Monday, February 27, 2012

Marx And The Free Market Fraud

Every so often capital revives the old ruse under a new banner. The most recent incarnation of the free market dodge is Milton Friedman, but before Uncle Milty there was Mises and Hayek and the so-called Austrian School.

It is not for me to defend Marx as I am not a Marxist. The details are unnecessary here, but it suffices to say that as a socialist I am familiar enough with his writings and theories that I can attest that the argument advanced by Mises in the video is chock full of errors. It is inexcusably bad.

There are too many to catalog here, but he starts by saying that Marx' Law of Wages was at the base of his criticism of capitalism: false! Marx' ideas about wages, which are substantially different from how Mises describes them, are if anything on the periphery of Marx' exposition of the contradictions within capitalism.
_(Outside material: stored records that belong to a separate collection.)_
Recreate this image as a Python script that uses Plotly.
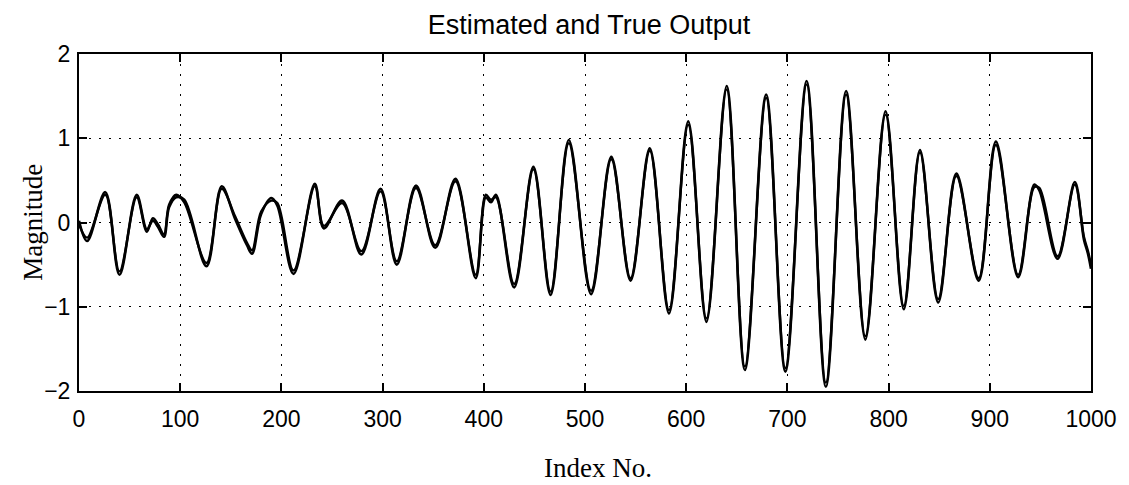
import plotly.graph_objects as go

# Index positions of the read-off points (peaks, troughs, shoulders)
index_no = [0, 8, 26, 40, 57, 67, 73, 78, 84, 89, 96, 104, 126, 141, 154, 166, 171,
            180, 190, 196, 212, 233, 242, 260, 279, 298, 314, 333, 352, 372, 392, 402,
            407, 412, 430, 449, 466, 484, 506, 526, 545, 564, 583, 602, 620, 640, 658,
            679, 698, 719, 738, 758, 777, 797, 815, 831, 849, 867, 889, 906, 928, 944,
            949, 967, 984, 993, 997, 1000]

true_output = [0.02, -0.22, 0.36, -0.62, 0.33, -0.08, 0.02, -0.05, -0.17, 0.18, 0.30, 0.27,
               -0.52, 0.43, 0.05, -0.27, -0.37, 0.10, 0.29, 0.20, -0.61, 0.46, -0.07, 0.26,
               -0.38, 0.40, -0.50, 0.44, -0.30, 0.52, -0.66, 0.30, 0.24, 0.33, -0.77, 0.66,
               -0.86, 0.98, -0.85, 0.78, -0.69, 0.88, -1.08, 1.20, -1.18, 1.62, -1.75, 1.52,
               -1.77, 1.68, -1.95, 1.56, -1.39, 1.32, -1.03, 0.86, -0.95, 0.58, -0.69, 0.96,
               -0.65, 0.45, 0.38, -0.43, 0.48, -0.20, -0.37, -0.55]

estimated_output = [-0.02, -0.18, 0.33, -0.58, 0.30, -0.11, 0.05, -0.02, -0.14, 0.21, 0.33, 0.24,
                    -0.48, 0.40, 0.08, -0.24, -0.33, 0.13, 0.26, 0.23, -0.57, 0.43, -0.04, 0.23,
                    -0.34, 0.37, -0.46, 0.41, -0.27, 0.49, -0.62, 0.33, 0.27, 0.30, -0.73, 0.63,
                    -0.82, 0.94, -0.81, 0.75, -0.66, 0.85, -1.04, 1.16, -1.14, 1.58, -1.71, 1.48,
                    -1.73, 1.64, -1.90, 1.52, -1.35, 1.28, -0.99, 0.83, -0.91, 0.55, -0.66, 0.92,
                    -0.62, 0.42, 0.41, -0.40, 0.45, -0.17, -0.34, -0.50]

x_ticks = [0, 100, 200, 300, 400, 500, 600, 700, 800, 900, 1000]
y_ticks = [-2, -1, 0, 1, 2]

fig = go.Figure()
fig.add_trace(go.Scatter(x=index_no, y=true_output, mode="lines", name="True",
                         line=dict(color="black", width=2.6, shape="spline", smoothing=1.0)))
fig.add_trace(go.Scatter(x=index_no, y=estimated_output, mode="lines", name="Estimated",
                         line=dict(color="black", width=2.4, shape="spline", smoothing=1.0)))

axis_common = dict(
    showline=True, linecolor="black", linewidth=2, mirror="ticks",
    ticks="inside", ticklen=8, tickwidth=1.5, tickcolor="black",
    showgrid=True, gridcolor="black", gridwidth=1.3, griddash="2px,8px",
    zeroline=False,
    tickfont=dict(family="Liberation Sans", size=23, color="black"),
)

fig.update_xaxes(range=[0, 1000], tickvals=x_ticks, ticktext=[str(v) for v in x_ticks],
                 ticklabelstandoff=6, **axis_common)
fig.update_yaxes(range=[-2, 2], tickvals=y_ticks, ticktext=["\u22122", "\u22121", "0", "1", "2"],
                 ticklabelstandoff=2, **axis_common)

fig.update_layout(
    width=1129, height=485,
    margin=dict(l=79, r=34, t=54, b=94),
    paper_bgcolor="white", plot_bgcolor="white",
    showlegend=False,
    title=dict(text="Estimated and True Output", x=(591 - 79) / 1016, xref="paper",
               y=(485 - 25) / 485, yref="container", yanchor="middle", xanchor="center",
               font=dict(family="Liberation Sans", size=27, color="black")),
    annotations=[
        dict(text="Index No.", xref="paper", yref="paper", x=(600 - 79) / 1016,
             y=-(468 - 391) / 337, xanchor="center", yanchor="middle", showarrow=False,
             font=dict(family="Liberation Serif", size=27, color="black")),
        dict(text="Magnitude", xref="paper", yref="paper", x=(32 - 79) / 1016, y=0.5,
             xanchor="center", yanchor="middle", textangle=-90, showarrow=False,
             font=dict(family="Liberation Serif", size=27, color="black")),
    ],
)

fig.write_html("out.html")
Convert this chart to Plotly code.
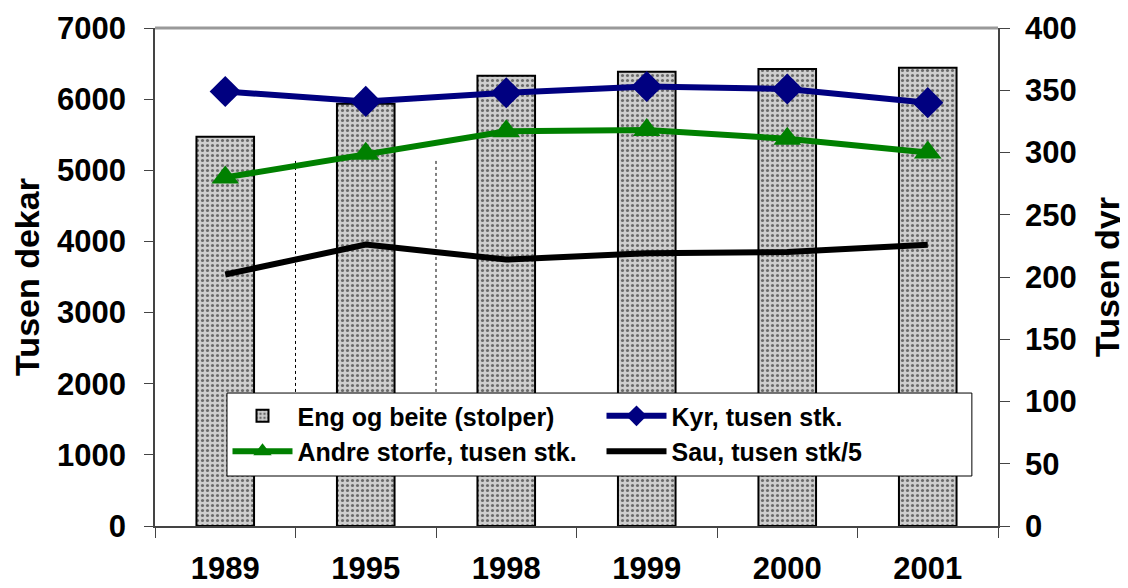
import plotly.graph_objects as go

years = ["1989", "1995", "1998", "1999", "2000", "2001"]
eng_beite = [5470, 5935, 6330, 6385, 6425, 6440]
kyr = [349, 341, 348, 353, 351, 340]
andre_storfe = [280, 299, 317, 318, 311, 300]
sau = [202, 226, 214, 219, 220, 226]

FONT = "Liberation Sans, Arial, sans-serif"
TICK_FONT = dict(family=FONT, size=31, color="black", weight="bold")

fig = go.Figure()

fig.add_trace(go.Bar(
    x=years, y=eng_beite, name="Eng og beite (stolper)",
    width=0.41,
    marker=dict(
        color="#c4c4c4",
        line=dict(color="black", width=2),
        pattern=dict(shape=".", size=5, solidity=0.3, fgcolor="#6a6a6a",
                     bgcolor="#cecece", fillmode="replace"),
    ),
))
fig.add_trace(go.Scatter(
    x=years, y=kyr, name="Kyr, tusen stk.", yaxis="y2",
    mode="lines+markers",
    line=dict(color="#000080", width=6),
    marker=dict(symbol="diamond", size=24, color="#000080"),
))
fig.add_trace(go.Scatter(
    x=years, y=andre_storfe, name="Andre storfe, tusen stk.", yaxis="y2",
    mode="lines+markers",
    line=dict(color="#008000", width=6),
    marker=dict(symbol="triangle-up", size=24, color="#008000"),
))
fig.add_trace(go.Scatter(
    x=years, y=sau, name="Sau, tusen stk/5", yaxis="y2",
    mode="lines",
    line=dict(color="black", width=6),
))

# stray dotted gridline remnants between the first categories
for xb in [0.5, 1.5]:
    fig.add_shape(type="line", xref="x", yref="y", x0=xb, x1=xb, y0=1800, y1=5150,
                  line=dict(color="black", width=1, dash="dot"), layer="below")

# legend box (wider than plotly's own legend frame)
fig.add_shape(type="rect", xref="paper", yref="paper", x0=0.0854, x1=0.969,
              y0=0.1004, y1=0.267, fillcolor="white",
              line=dict(color="black", width=1), layer="above")

fig.update_layout(
    width=1128, height=588,
    margin=dict(l=147, r=138, t=20, b=70),
    plot_bgcolor="white", paper_bgcolor="white",
    font=dict(family=FONT, size=28, color="black", weight="bold"),
    showlegend=True,
    legend=dict(
        orientation="h", x=0.086, y=0.267, xanchor="left", yanchor="top",
        entrywidth=299, entrywidthmode="pixels",
        font=dict(size=25, family=FONT, color="black", weight="bold"),
        bgcolor="rgba(0,0,0,0)", borderwidth=0,
        itemwidth=60, tracegroupgap=0,
    ),
    xaxis=dict(
        type="category", showline=True, linecolor="#444", linewidth=1.5,
        ticks="outside", ticklen=10, tickcolor="#444", tickson="boundaries",
        ticklabelstandoff=14, showgrid=False, mirror=False, automargin=False,
        tickfont=TICK_FONT,
    ),
    yaxis=dict(
        title=dict(text="Tusen dekar", standoff=20),
        range=[0, 7000], dtick=1000, showgrid=False, automargin=False,
        showline=True, linecolor="#444", linewidth=1.5,
        ticks="outside", ticklen=9, tickcolor="#444", zeroline=False,
        ticklabelstandoff=12, tickfont=TICK_FONT,
    ),
    yaxis2=dict(
        title=dict(text="Tusen dyr", standoff=20),
        range=[0, 400], dtick=50, overlaying="y", side="right", automargin=False,
        showgrid=False, showline=True, linecolor="#444", linewidth=1.5,
        ticks="outside", ticklen=10, tickcolor="#444", zeroline=False,
        ticklabelstandoff=9, tickfont=TICK_FONT,
    ),
)

# gray top border of plot area
fig.add_shape(type="line", xref="paper", yref="paper", x0=0, x1=1, y0=1, y1=1,
              line=dict(color="#999", width=3))

fig.write_html("out.html")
Mises says that Marx' law of wages had been long in existence (false); generally known as the Iron Law of Wages (false); and had been thoroughly refuted before Marx employed it. Who might the latter be? I am familiar with the refutations of both Marx' view of wages, and the Iron Law of Wages, which occurred subsequently, but not of any which occurred prior to his making his views known. (Das Kapital was published long after he had made public his theories.) It's quite possible this is true and I am unaware of it. It is also quite possible that Mises is full of shit.

The truth: The Iron Law of Wages is the theory of Ferdinand Lasalle, leader of the German socialist movement. Unlike what Mises would have you believe, Marx did not agree with the theory and critiqued it. In fact, Marx' criticism of Lasalle's law isn't too different from Mises'.
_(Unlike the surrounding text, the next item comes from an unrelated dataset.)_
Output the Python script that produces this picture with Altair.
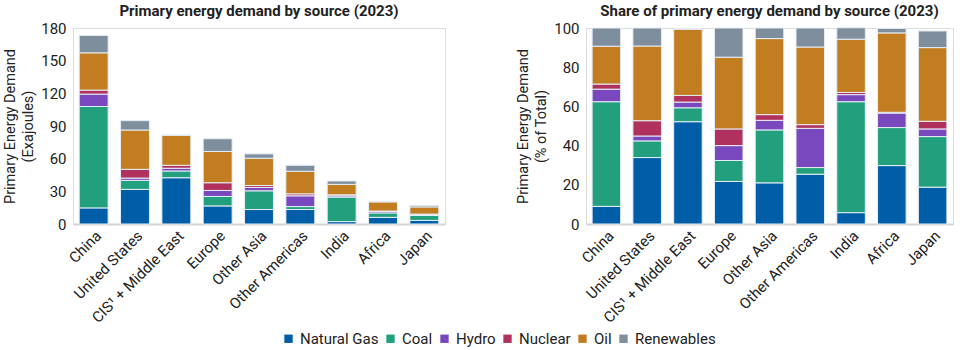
import altair as alt
import pandas as pd

regions = ["China", "United States", "CIS¹ + Middle East", "Europe", "Other Asia",
           "Other Americas", "India", "Africa", "Japan"]
sources = ["Natural Gas", "Coal", "Hydro", "Nuclear", "Oil", "Renewables"]
colors = ["#005EA8", "#22A07D", "#7A48BE", "#B0315E", "#C17D1F", "#7F8E9D"]

# Exajoules by source, one list per source (regions in order above)
ej_gas = [14.8, 31.8, 42.5, 16.6, 13.3, 13.3, 2.2, 6.1, 3.3]
ej_coal = [93.1, 8.3, 6.2, 8.7, 17.2, 2.7, 22.5, 4.1, 4.5]
ej_hydro = [11.4, 2.1, 2.5, 5.5, 3.1, 9.9, 1.2, 1.6, 0.7]
ej_nuclear = [3.7, 8.0, 2.7, 7.1, 1.8, 1.8, 0.9, 0.1, 0.6]
ej_oil = [34.2, 36.1, 27.5, 28.7, 25.0, 20.7, 9.6, 8.4, 6.6]
ej_renew = [16.0, 8.6, 0.4, 11.7, 4.0, 5.5, 3.1, 0.4, 1.4]

# Share of total (%) by source
pct_gas = [9.0, 33.9, 52.2, 21.7, 21.0, 25.4, 5.8, 29.8, 18.8]
pct_coal = [53.4, 8.5, 7.1, 10.7, 27.0, 3.4, 56.6, 19.4, 25.8]
pct_hydro = [6.4, 2.5, 2.9, 7.6, 4.9, 20.0, 3.6, 7.4, 3.9]
pct_nuclear = [2.6, 7.8, 3.4, 8.5, 2.9, 1.9, 1.1, 0.4, 3.9]
pct_oil = [19.3, 38.1, 33.7, 36.6, 38.8, 39.6, 27.2, 40.5, 37.6]
pct_renew = [9.3, 9.2, 0.4, 14.9, 5.4, 9.7, 5.8, 2.3, 8.5]

ej_lists = [ej_gas, ej_coal, ej_hydro, ej_nuclear, ej_oil, ej_renew]
pct_lists = [pct_gas, pct_coal, pct_hydro, pct_nuclear, pct_oil, pct_renew]

rows = []
for si, s in enumerate(sources):
    for ri, r in enumerate(regions):
        rows.append({"region": r, "source": s, "order": si,
                     "ej": ej_lists[si][ri], "pct": pct_lists[si][ri]})
df = pd.DataFrame(rows)

FONT = "Roboto"
TXT = "#222222"

color = alt.Color("source:N", scale=alt.Scale(domain=sources, range=colors),
                  sort=sources,
                  legend=alt.Legend(title=None, orient="none", direction="horizontal",
                                    legendX=208, legendY=303, symbolType="square",
                                    symbolSize=70, labelFontSize=15, labelFont=FONT,
                                    labelColor=TXT, columnPadding=4,
                                    labelOffset=4, symbolStrokeWidth=0))

xenc = alt.X("region:N", sort=regions, title=None,
             scale=alt.Scale(paddingInner=0.3, paddingOuter=0.15),
             axis=alt.Axis(labelAngle=-45, labelFontSize=15, labelFont=FONT,
                           labelColor=TXT, ticks=False, domainColor="#D4D4D4",
                           domainWidth=2, labelPadding=4))


def yaxis(vals, title):
    return alt.Axis(values=vals, title=title,
                    titleFontSize=14.5, titleFont=FONT, titleFontWeight="normal",
                    titleColor=TXT, titleLineHeight=18, labelFontSize=15,
                    labelFont=FONT, labelColor=TXT, grid=False, ticks=False,
                    domainColor="#DDDDDD", labelPadding=7, titlePadding=5)


bar_style = dict(stroke="#E6EEF5", strokeWidth=1)

left = alt.Chart(df).mark_bar(**bar_style).encode(
    x=xenc,
    y=alt.Y("ej:Q", stack="zero", scale=alt.Scale(domain=[0, 180]),
            axis=yaxis([0, 30, 60, 90, 120, 150, 180],
                       ["Primary Energy Demand", "(Exajoules)"])),
    color=color,
    order=alt.Order("order:Q", sort="ascending"),
).properties(width=372, height=196,
             title=alt.TitleParams("Primary energy demand by source (2023)",
                                   fontSize=15, font=FONT, fontWeight="bold",
                                   color=TXT, offset=2))

right = alt.Chart(df).mark_bar(**bar_style).encode(
    x=xenc,
    y=alt.Y("pct:Q", stack="zero", scale=alt.Scale(domain=[0, 100]),
            axis=yaxis([0, 20, 40, 60, 80, 100],
                       ["Primary Energy Demand", "(% of Total)"])),
    color=color,
    order=alt.Order("order:Q", sort="ascending"),
).properties(width=367, height=196,
             title=alt.TitleParams("Share of primary energy demand by source (2023)",
                                   fontSize=15, font=FONT, fontWeight="bold",
                                   color=TXT, offset=2))

chart = alt.hconcat(left, right, spacing=141, bounds="flush").resolve_scale(
    color="shared").properties(
    padding={"left": 2, "top": 3, "right": 5, "bottom": 5}
).configure_view(stroke=None).configure(background="white")

chart.save("out.html", embed_options={"renderer": "svg", "actions": False})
Let's review: Mises attributes the Iron Law of Wages to Marx, says it is the basis of Marxian economics, and describes it as "vicious". The first two are demonstrably false, and the latter is an opinion not often heard and hard to understand.

So let's not forget that Mises is actually critiquing Lasalle, not Marx.
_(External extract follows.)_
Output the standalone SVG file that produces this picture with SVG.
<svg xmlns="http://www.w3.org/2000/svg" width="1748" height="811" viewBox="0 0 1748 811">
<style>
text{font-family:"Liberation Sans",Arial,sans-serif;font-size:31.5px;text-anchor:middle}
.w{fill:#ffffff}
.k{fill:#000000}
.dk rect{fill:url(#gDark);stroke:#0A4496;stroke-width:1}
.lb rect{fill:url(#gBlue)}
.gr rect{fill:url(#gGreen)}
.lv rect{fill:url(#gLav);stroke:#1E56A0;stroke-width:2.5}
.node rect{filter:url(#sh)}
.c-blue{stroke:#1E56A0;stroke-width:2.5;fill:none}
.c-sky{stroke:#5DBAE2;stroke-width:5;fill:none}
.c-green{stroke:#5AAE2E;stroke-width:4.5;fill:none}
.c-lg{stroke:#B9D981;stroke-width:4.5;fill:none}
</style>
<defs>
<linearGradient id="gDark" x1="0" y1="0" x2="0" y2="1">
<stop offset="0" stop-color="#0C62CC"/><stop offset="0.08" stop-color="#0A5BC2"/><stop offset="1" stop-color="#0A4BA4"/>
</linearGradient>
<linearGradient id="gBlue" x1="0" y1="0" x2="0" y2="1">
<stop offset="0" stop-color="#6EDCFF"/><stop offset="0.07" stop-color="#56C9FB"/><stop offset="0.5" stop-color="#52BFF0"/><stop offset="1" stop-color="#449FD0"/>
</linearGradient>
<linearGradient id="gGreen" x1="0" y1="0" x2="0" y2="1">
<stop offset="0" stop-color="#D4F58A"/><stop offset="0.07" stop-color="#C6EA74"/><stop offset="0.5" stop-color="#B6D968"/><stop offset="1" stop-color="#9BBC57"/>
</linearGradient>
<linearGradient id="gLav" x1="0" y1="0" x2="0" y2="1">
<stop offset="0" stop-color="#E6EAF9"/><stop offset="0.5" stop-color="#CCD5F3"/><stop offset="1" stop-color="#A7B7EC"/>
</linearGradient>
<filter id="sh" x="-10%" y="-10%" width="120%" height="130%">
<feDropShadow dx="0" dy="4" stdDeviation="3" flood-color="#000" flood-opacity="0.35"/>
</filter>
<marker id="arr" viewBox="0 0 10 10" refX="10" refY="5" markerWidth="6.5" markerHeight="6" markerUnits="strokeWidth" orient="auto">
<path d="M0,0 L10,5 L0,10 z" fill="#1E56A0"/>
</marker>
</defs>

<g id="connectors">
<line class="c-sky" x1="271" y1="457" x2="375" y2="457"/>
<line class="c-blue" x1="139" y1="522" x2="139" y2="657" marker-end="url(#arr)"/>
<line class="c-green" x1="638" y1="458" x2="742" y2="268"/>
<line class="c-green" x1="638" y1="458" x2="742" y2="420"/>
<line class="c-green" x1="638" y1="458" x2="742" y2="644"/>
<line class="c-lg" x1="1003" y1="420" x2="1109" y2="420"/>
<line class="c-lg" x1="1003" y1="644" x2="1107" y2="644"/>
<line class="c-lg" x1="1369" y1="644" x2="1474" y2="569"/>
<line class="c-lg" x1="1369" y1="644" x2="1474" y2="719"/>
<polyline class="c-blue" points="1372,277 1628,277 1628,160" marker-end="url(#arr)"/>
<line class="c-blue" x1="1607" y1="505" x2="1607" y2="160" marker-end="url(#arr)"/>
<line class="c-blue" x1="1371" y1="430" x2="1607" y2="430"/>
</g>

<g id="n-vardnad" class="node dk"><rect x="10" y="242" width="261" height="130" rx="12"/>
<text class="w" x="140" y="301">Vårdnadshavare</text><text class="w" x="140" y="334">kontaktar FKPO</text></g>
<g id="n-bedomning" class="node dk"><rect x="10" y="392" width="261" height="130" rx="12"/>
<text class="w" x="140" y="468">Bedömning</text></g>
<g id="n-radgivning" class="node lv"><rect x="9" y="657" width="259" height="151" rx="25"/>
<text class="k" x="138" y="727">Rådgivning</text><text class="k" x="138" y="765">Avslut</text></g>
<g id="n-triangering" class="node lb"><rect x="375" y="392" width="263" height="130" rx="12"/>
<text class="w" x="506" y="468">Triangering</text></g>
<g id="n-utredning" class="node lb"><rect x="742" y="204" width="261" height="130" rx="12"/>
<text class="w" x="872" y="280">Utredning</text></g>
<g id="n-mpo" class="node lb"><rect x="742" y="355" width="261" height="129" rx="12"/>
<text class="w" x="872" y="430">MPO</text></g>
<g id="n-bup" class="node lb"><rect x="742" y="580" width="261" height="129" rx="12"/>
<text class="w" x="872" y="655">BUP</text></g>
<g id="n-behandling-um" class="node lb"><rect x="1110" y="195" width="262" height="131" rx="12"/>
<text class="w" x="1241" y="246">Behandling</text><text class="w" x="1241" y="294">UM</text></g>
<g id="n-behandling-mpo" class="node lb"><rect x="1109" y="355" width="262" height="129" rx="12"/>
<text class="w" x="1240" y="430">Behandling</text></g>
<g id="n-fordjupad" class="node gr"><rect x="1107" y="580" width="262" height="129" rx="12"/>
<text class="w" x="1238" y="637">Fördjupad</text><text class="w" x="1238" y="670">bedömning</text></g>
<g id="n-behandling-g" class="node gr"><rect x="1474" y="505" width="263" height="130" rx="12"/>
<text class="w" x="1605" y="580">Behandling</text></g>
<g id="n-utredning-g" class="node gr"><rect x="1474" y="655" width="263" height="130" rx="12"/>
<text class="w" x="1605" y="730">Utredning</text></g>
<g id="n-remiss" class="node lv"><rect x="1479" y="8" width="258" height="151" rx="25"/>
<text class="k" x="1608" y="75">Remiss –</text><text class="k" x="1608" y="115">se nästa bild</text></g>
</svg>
The question is: Is Mises a fool or a liar? It is impossible for me to believe he doesn't know that Marx lampooned Lasalle's theory, and what the nature of that criticism was. If Mises is a fool, then his colleagues are, so too the institutions of higher learning which accredited him, and the besotted loons who post this nonsense on the web.

Mises then goes on to say that the Industrial Revolution was "the inauguration of a new principle of marketing," hereby offering effect as cause. And then adds that "what characterizes capitalism as such is that it is mass production for the satisfaction of the needs of the masses."

Capitalism as philanthropy! Who knew!

In defense of Lasalle, to the extent that workers anywhere enjoy a standard of living beyond that of mere subsistence, it is because such advantages have been won by struggle, sometimes bloody, and over the often violent objections of the "philanthropists" who employ them. Personally, my inexpert opinion is that Lasalle was right and Marx and Mises are mistaken in their condemnation. It might be the only thing Lasalle got right. Beyond this one point, Marx' reproaches of Lasalle's theories and policies were well deserved.

What we see in this video is highbrow propaganda. Mises knows what he's saying is nonsense, and he is prostituting himself on behalf of capital. He knows what the disputes between Marx and Lasalle were and is deliberately obscuring them. And the arguments he advances are risibly stupid.

Mises' colleague Hayek published the oft-cited The Road to Serfdom in 1944 as WW2 was winding down, just as the Iron Curtain was descending. Coincidence?

Oddly enough, that same year saw the publication of Karl Polanyi's The Great Transformation. These books come to radically different conclusions about the free market.

I recommend the latter, but if you are undecided, perhaps you should read both and decide for yourself.